I have been writing about valuation-informed stock investing strategies for 17 years. I am a big-time believer. I often ask myself before I go to sleep at night whether there is some aspect of the question that I am missing, if it could be that it is the Buy-and-Holders who are really on the right track and that I have devoted many years of my life to a loser issue. On consideration of all issues but one, such questioning only causes me to come to possess even greater confidence in the Valuation-Informed Indexing concept. Consideration of the point being made by Grantham is the one thing that shakes my confidence. There has never before in history been a time when stock prices have remained this high this long. Has there been some fundamental change in how the market operates that investors who believe in the importance of valuations have not taken into account?

We can’t rule it out. There is just not enough stock market history available to us to permit us to rule out that possibility. So I believe that investors who are drawn to valuation-informed strategies need to take Grantham’s argument seriously. I am not personally persuaded that the fair-value CAPE ratio is today higher than it was in the past. But I do not feel at all comfortable ruling out the possibility. It might be so. And, if it might be so, investors considering changing their stock allocation because of high valuations need to pause and reflect on the possibility that it really might be so before taking actions that could hurt them down the line.

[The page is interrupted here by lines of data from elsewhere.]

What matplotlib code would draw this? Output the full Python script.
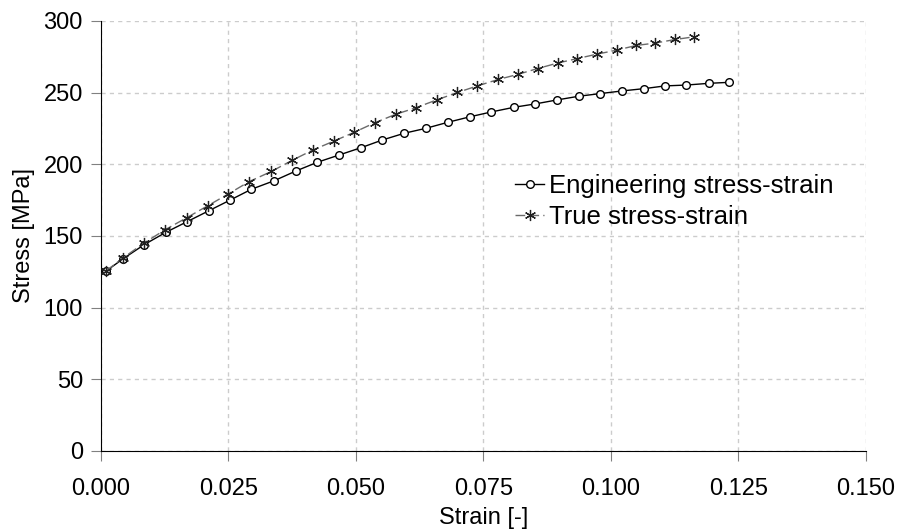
import matplotlib
matplotlib.use('Agg')
import matplotlib.pyplot as plt

plt.rcParams['font.family'] = ['Liberation Sans', 'DejaVu Sans']

# engineering stress-strain
eng_strain = [0.0010, 0.0043, 0.0085, 0.0127, 0.0169, 0.0211, 0.0253, 0.0295,
              0.0340, 0.0382, 0.0424, 0.0467, 0.0510, 0.0552, 0.0595, 0.0637,
              0.0680, 0.0724, 0.0765, 0.0810, 0.0851, 0.0894, 0.0937, 0.0978,
              0.1022, 0.1065, 0.1106, 0.1148, 0.1192, 0.1232]
eng_stress = [125.5, 134.0, 144.0, 152.5, 160.0, 167.5, 175.0, 182.6,
              188.6, 195.3, 201.4, 206.5, 211.6, 217.0, 221.7, 225.1,
              229.3, 233.2, 236.5, 239.8, 242.1, 244.9, 247.5, 249.3,
              251.2, 252.8, 254.7, 255.3, 256.5, 257.2]

# true stress-strain
true_strain = [0.0010, 0.0043, 0.0085, 0.0126, 0.0168, 0.0209, 0.0250, 0.0291,
               0.0334, 0.0375, 0.0415, 0.0456, 0.0497, 0.0537, 0.0578, 0.0617,
               0.0658, 0.0699, 0.0737, 0.0779, 0.0817, 0.0856, 0.0896, 0.0933,
               0.0973, 0.1012, 0.1049, 0.1087, 0.1126, 0.1162]
true_stress = [125.6, 134.6, 145.2, 154.4, 162.7, 171.0, 179.4, 188.0,
               195.0, 202.8, 209.9, 216.1, 222.4, 229.0, 234.9, 239.4,
               244.9, 250.1, 254.6, 259.2, 262.7, 266.8, 270.7, 273.7,
               276.9, 279.7, 282.9, 284.6, 287.1, 288.9]

xticks = [0.000, 0.025, 0.050, 0.075, 0.100, 0.125, 0.150]
yticks = [0, 50, 100, 150, 200, 250, 300]

fig = plt.figure(figsize=(8.99, 5.31), dpi=100)
ax = fig.add_axes([0.1123, 0.1507, 0.851, 0.8098])

ax.plot(eng_strain, eng_stress, color='black', lw=1.0, marker='o', ms=5.5,
        mfc='white', mec='black', mew=1.0, label='Engineering stress-strain', zorder=3)
ax.plot(true_strain, true_stress, color='#6a6a6a', lw=1.0, ls=(0, (7, 3)),
        marker=(6, 2, 0), ms=8, mec='#202020', mew=0.9,
        label='True stress-strain', zorder=3)

ax.set_xlim(0, 0.15)
ax.set_ylim(0, 300)
ax.set_xticks(xticks)
ax.set_xticklabels(['%.3f' % v for v in xticks])
ax.set_yticks(yticks)
ax.grid(True, ls=(0, (3, 3)), color='#cccccc', lw=1.0)
ax.set_axisbelow(True)
for s in ['top', 'right']:
    ax.spines[s].set_visible(False)
ax.tick_params(direction='out', length=7, color='#808080', labelsize=17, pad=6)
ax.tick_params(axis='x', pad=12.5)

ax.set_xlabel('Strain [-]', fontsize=17, labelpad=5)
ax.set_ylabel('Stress [MPa]', fontsize=17, labelpad=6)

ax.legend(loc='upper left', bbox_to_anchor=(0.525, 0.675), frameon=False,
          fontsize=18.5, handlelength=1.1, handletextpad=0.2, borderpad=0,
          labelspacing=0.3)

fig.savefig('out.png', dpi=100)
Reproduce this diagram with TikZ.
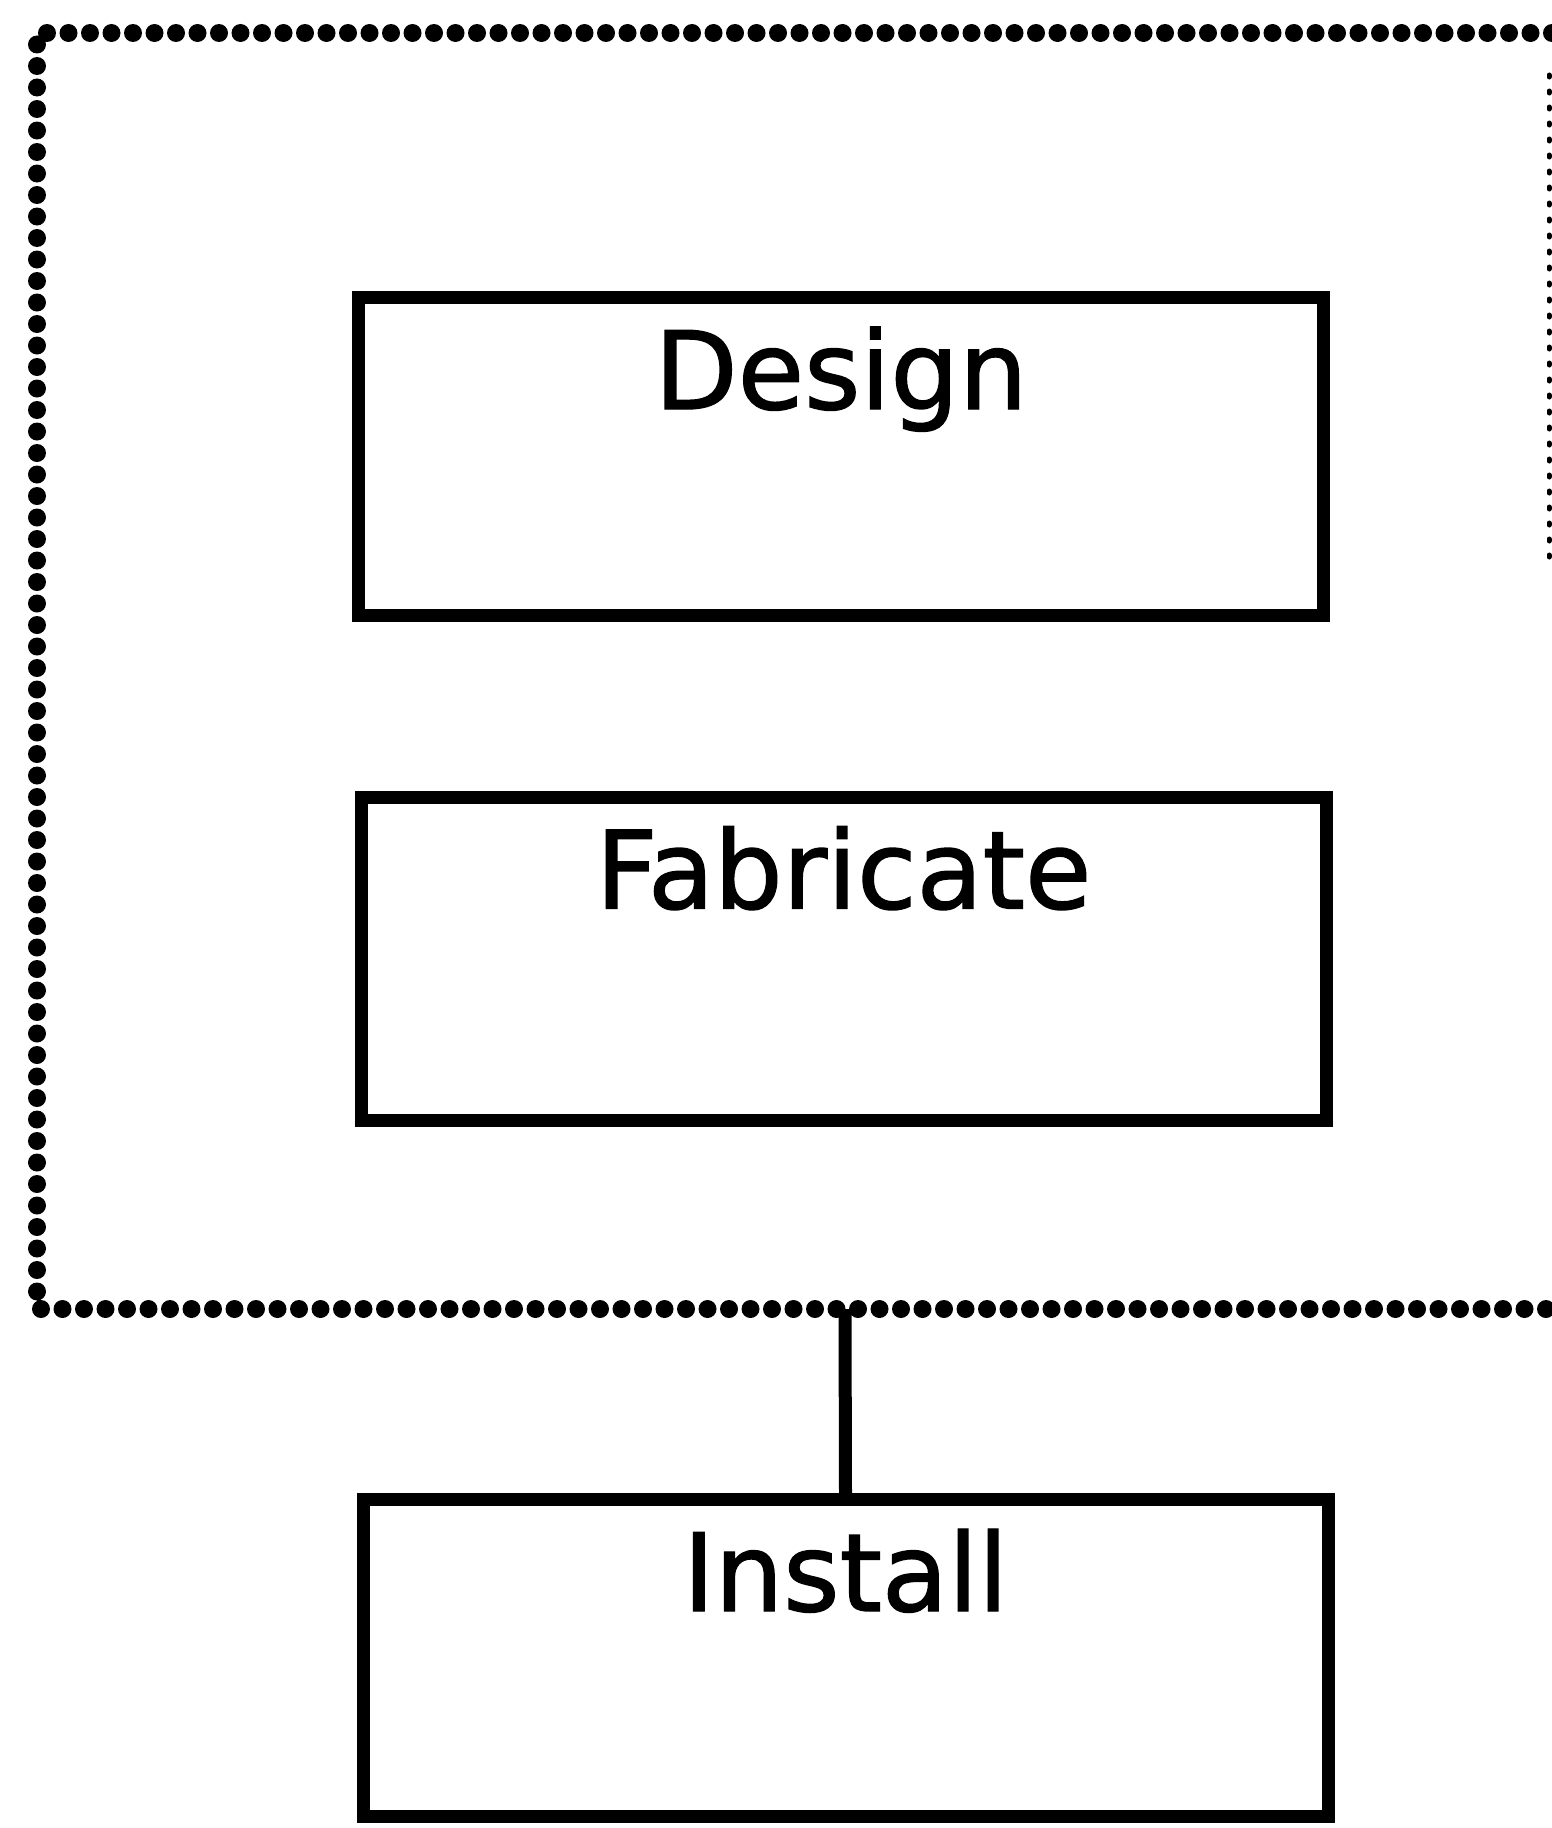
\documentclass[tikz,border=0pt]{standalone}
\usepackage{fontspec}
\setmainfont{DejaVu Sans}
\newfontfamily\lblfont{DejaVu Sans}[FakeBold=1.3]
\usetikzlibrary{calc}
\begin{document}
\begin{tikzpicture}[x=1pt,y=-1pt,
  box/.style={draw, line width=13pt, minimum width=965pt, inner sep=0pt},
  lbl/.style={anchor=base, font=\lblfont\fontsize{108}{114}\selectfont, inner sep=0pt},
  frameline/.style={line width=18pt, line cap=round, dash pattern=on 0pt off 21.5pt},
  thinframe/.style={line width=5pt, line cap=round, dash pattern=on 2pt off 14pt},
  conn/.style={line width=13pt}]
\useasboundingbox (0,0) rectangle (1552,1828);
\fill[white] (0,0) rectangle (1552,1828);
% frame
\coordinate (ftl) at (37,33);
\coordinate (ftr) at (1552,33);
\coordinate (fbl) at (37,1309);
\coordinate (fbr) at (1552,1309);
\coordinate (fbm) at (845,1309);
\draw[frameline] (ftr) -- (ftl) -- (fbl) -- (fbr);
\draw[thinframe] (1549,75) -- (1549,570);
% boxes
\node[box, minimum height=318pt] (design) at (841,456.5) {};
\node[lbl] (designt) at ($(design.north)+(0,118)$) {Design};
\node[box, minimum height=323pt] (fab) at (843.5,958.5) {};
\node[lbl] (fabt) at ($(fab.north)+(0,118)$) {Fabricate};
\node[box, minimum height=317pt] (install) at (845.5,1658) {};
\node[lbl] (installt) at ($(install.north)+(0,118)$) {Install};
\draw[conn] (install.north) -- (fbm);
\end{tikzpicture}
\end{document}
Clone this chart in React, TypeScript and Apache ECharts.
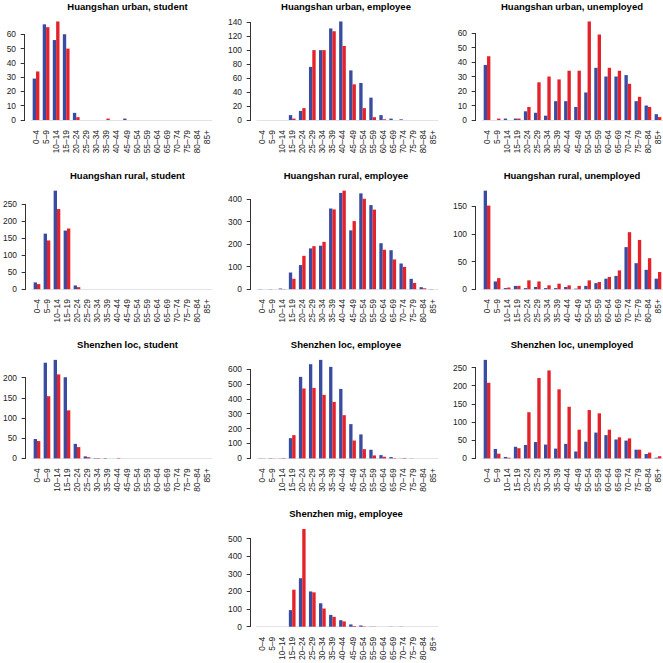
import React, { useEffect, useRef } from "react";
import * as echarts from "echarts";

const ageGroups = ["0–4", "5–9", "10–14", "15–19", "20–24", "25–29", "30–34", "35–39", "40–44", "45–49", "50–54", "55–59", "60–64", "65–69", "70–74", "75–79", "80–84", "85+"];

const panelTitles = [
  "Huangshan urban, student", "Huangshan urban, employee", "Huangshan urban, unemployed",
  "Huangshan rural, student", "Huangshan rural, employee", "Huangshan rural, unemployed",
  "Shenzhen loc, student", "Shenzhen loc, employee", "Shenzhen loc, unemployed",
  "Shenzhen mig, employee",
];

// blue = first bar of each pair, red = second
const hsUrbanStudentBlue = [29, 67, 56, 60, 5, 0, 0, 0, 0, 1, 0, 0, 0, 0, 0, 0, 0, 0];
const hsUrbanStudentRed = [34, 65, 69, 50, 2, 0, 0, 1, 0, 0, 0, 0, 0, 0, 0, 0, 0, 0];
const hsUrbanEmployeeBlue = [0, 0, 0, 7, 13, 76, 100, 131, 141, 71, 53, 32, 7, 2, 1, 0, 0, 0];
const hsUrbanEmployeeRed = [0, 0, 0, 2, 17, 100, 100, 127, 106, 51, 17, 4, 1, 0, 0, 0, 0, 0];
const hsUrbanUnemployedBlue = [38, 0, 1, 1, 6, 5, 3, 13, 13, 9, 19, 36, 30, 30, 31, 13, 10, 4];
const hsUrbanUnemployedRed = [44, 1, 0, 1, 9, 26, 30, 28, 34, 34, 68, 59, 36, 34, 25, 16, 9, 2];
const hsRuralStudentBlue = [20, 163, 289, 172, 11, 0, 0, 0, 0, 0, 0, 0, 0, 0, 0, 0, 0, 0];
const hsRuralStudentRed = [15, 143, 235, 178, 6, 0, 0, 0, 0, 0, 0, 0, 0, 0, 0, 0, 0, 0];
const hsRuralEmployeeBlue = [1, 1, 3, 74, 107, 181, 193, 358, 427, 261, 425, 373, 204, 173, 114, 46, 9, 1];
const hsRuralEmployeeRed = [0, 0, 1, 46, 148, 191, 210, 354, 437, 302, 401, 353, 175, 132, 99, 28, 4, 0];
const hsRuralUnemployedBlue = [178, 14, 2, 6, 2, 4, 2, 2, 4, 1, 6, 11, 19, 24, 76, 47, 35, 19];
const hsRuralUnemployedRed = [151, 20, 3, 6, 16, 14, 7, 10, 7, 6, 16, 13, 22, 34, 103, 89, 56, 31];
const szLocStudentBlue = [48, 237, 244, 201, 36, 5, 1, 1, 0, 0, 0, 0, 0, 0, 0, 0, 0, 0];
const szLocStudentRed = [43, 154, 208, 119, 28, 3, 1, 0, 1, 0, 0, 0, 0, 0, 0, 0, 0, 0];
const szLocEmployeeBlue = [1, 2, 1, 136, 547, 632, 661, 614, 466, 230, 161, 58, 22, 9, 1, 1, 0, 0];
const szLocEmployeeRed = [1, 1, 3, 156, 469, 473, 426, 379, 290, 120, 62, 20, 11, 2, 3, 0, 0, 0];
const szLocUnemployedBlue = [271, 26, 4, 32, 37, 45, 38, 27, 40, 19, 46, 71, 64, 52, 49, 24, 12, 2];
const szLocUnemployedRed = [208, 13, 2, 28, 127, 221, 242, 190, 142, 79, 133, 124, 79, 58, 55, 24, 16, 6];
const szMigEmployeeBlue = [0, 0, 0, 94, 275, 200, 133, 67, 37, 13, 7, 1, 0, 1, 1, 0, 0, 0];
const szMigEmployeeRed = [0, 0, 0, 210, 554, 195, 103, 56, 30, 4, 2, 1, 0, 0, 0, 0, 0, 0];

const blueSeries = [hsUrbanStudentBlue, hsUrbanEmployeeBlue, hsUrbanUnemployedBlue, hsRuralStudentBlue, hsRuralEmployeeBlue, hsRuralUnemployedBlue, szLocStudentBlue, szLocEmployeeBlue, szLocUnemployedBlue, szMigEmployeeBlue];
const redSeries = [hsUrbanStudentRed, hsUrbanEmployeeRed, hsUrbanUnemployedRed, hsRuralStudentRed, hsRuralEmployeeRed, hsRuralUnemployedRed, szLocStudentRed, szLocEmployeeRed, szLocUnemployedRed, szMigEmployeeRed];

// y tick step and top tick per panel
const tickSteps = [10, 20, 10, 50, 100, 50, 50, 100, 50, 100];
const tickTops = [60, 140, 60, 250, 400, 150, 200, 600, 250, 500];

// layout (row, col) per panel
const panelRows = [0, 0, 0, 1, 1, 1, 2, 2, 2, 3];
const panelCols = [0, 1, 2, 0, 1, 2, 0, 1, 2, 1];

const COL_LEFT = [31, 257, 482];
const GRID_W = 181;
const TITLE_X = [127.5, 346, 572];
const ROW0_ZERO = 120;
const ROW_STEP = 169.2;
const GRID_H = 103.5;
const AXIS_OFFSET = 6;
const BLUE = "#3a4ca1";
const RED = "#e4222a";
const FONT = "'Liberation Sans', Arial, Helvetica, sans-serif";

export default function App() {
  const ref = useRef<HTMLDivElement>(null);
  useEffect(() => {
    document.body.style.margin = "0";
    if (!ref.current) return;
    const chart = echarts.init(ref.current, null, { renderer: "svg" });

    const grids: any[] = [];
    const xAxes: any[] = [];
    const yAxes: any[] = [];
    const titles: any[] = [];
    const series: any[] = [];

    panelTitles.forEach((title, i) => {
      const r = panelRows[i];
      const c = panelCols[i];
      const zeroY = ROW0_ZERO + ROW_STEP * r;
      const dataMax = Math.max(...blueSeries[i], ...redSeries[i]);
      const yMax = dataMax * 1.0504;
      const ticks: number[] = [];
      for (let v = 0; v <= tickTops[i]; v += tickSteps[i]) ticks.push(v);

      grids.push({ left: COL_LEFT[c], top: zeroY - GRID_H, width: GRID_W, height: GRID_H, containLabel: false });
      titles.push({
        text: title,
        left: TITLE_X[c],
        top: 1 + ROW_STEP * r,
        textAlign: "center",
        padding: 0,
        textStyle: { fontSize: 9.5, fontWeight: "bold", color: "#000", fontFamily: FONT, lineHeight: 10 },
      });
      xAxes.push({
        type: "category",
        gridIndex: i,
        data: ageGroups,
        axisTick: { show: false },
        axisLine: { show: true, lineStyle: { color: "#e3e3ec", width: 1 } },
        axisLabel: { interval: 0, rotate: 90, margin: 10, fontSize: 8.4, color: "#222", fontFamily: FONT },
        splitLine: { show: false },
      });
      yAxes.push({
        type: "value",
        gridIndex: i,
        min: 0,
        max: yMax,
        offset: AXIS_OFFSET,
        axisLine: { show: false },
        axisTick: { show: true, length: 4.3, customValues: ticks, lineStyle: { color: "#333", width: 1 } },
        axisLabel: { customValues: ticks, margin: 9, fontSize: 8.4, color: "#222", fontFamily: FONT },
        splitLine: { show: false },
      });
      series.push({
        type: "bar",
        name: "blue",
        xAxisIndex: i,
        yAxisIndex: i,
        data: blueSeries[i],
        barGap: "0%",
        barCategoryGap: "33.33%",
        itemStyle: { color: BLUE },
        silent: true,
      });
      series.push({
        type: "bar",
        name: "red",
        xAxisIndex: i,
        yAxisIndex: i,
        data: redSeries[i],
        barGap: "0%",
        barCategoryGap: "33.33%",
        itemStyle: { color: RED },
        silent: true,
      });
      series.push({
        type: "custom",
        xAxisIndex: i,
        yAxisIndex: i,
        silent: true,
        z: 5,
        data: [[0, tickTops[i]]],
        renderItem: (params: any, api: any) => {
          const top = api.value(1);
          const p0 = api.coord([0, 0]);
          const p1 = api.coord([0, top]);
          const x = Math.round(params.coordSys.x - AXIS_OFFSET) - 0.5;
          return {
            type: "line",
            shape: { x1: x, y1: p0[1], x2: x, y2: p1[1] },
            style: { stroke: "#333", lineWidth: 1 },
          };
        },
      });
    });

    chart.setOption({
      animation: false,
      backgroundColor: "#fff",
      title: titles,
      grid: grids,
      xAxis: xAxes,
      yAxis: yAxes,
      series,
    });
    return () => chart.dispose();
  }, []);
  return <div ref={ref} style={{ position: "fixed", left: 0, top: 0, width: 663, height: 663 }} />;
}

After doing a little research, I learned that Grantham has not turned quite as negative re valuation-informed strategies as the Yahoo Finance article suggests. I will explore the nuances of Grantham’s take on these matters in next week’s article. For now, though, I will offer my personal take as to why the fact that stock prices have remained high for longer than they ever have before does not mean that investors can stop being concerned about high CAPE values.

I write about stock investing primarily on internet discussion boards. The internet discussion board is an intensely personal communications medium. When people get angry, they are often unrestrained in their expressions of anger; those expressing minority viewpoints see words directed at them that they would never see if they were advancing those words in books or in speeches or in magazine articles. Today’s investor is an intensely emotional investor. I have seen levels of emotion expressed in stock investing discussions that I have never seen in the most hot-button of political discussions. The level of emotion evidenced by a significant percentage of today’s Buy-and-Hold investors (and tolerated by all but a few of today’s Buy-and-Hold investors) is off-the-charts scary.

That tells me that Shiller is right, that valuations really are a big deal. The thing that makes this puzzle hard to solve is that, if Shiller is right, investors should be more emotional today than they have been at any earlier point in U.S. stock market history. And they are! It’s true that valuations have remained high for a longer time than ever before. But is that because the market has changed in some fundamental way, as the Yahoo Finance article suggests? Or is it because today’s investors are more emotional than were the investors of any earlier time and are thus less willing to permit stock prices to drop to their fair-value levels? If that’s the case, the fact that prices have remained high for so long a time should cause us to be even more alarmed, not less so.

I remain alarmed. But I am of course a highly biased observer of these matters. All investors should take Grantham’s words seriously. He is a serious person making a serious point (and, while the Yahoo Finance article did not describe his views with complete accuracy, they did quote him accurately and the quotes above should be disconcerting to all investors who follow valuation-informed strategies). I don’t think that any of us know with absolute certainty what has been going on with stock valuations over the past two decades.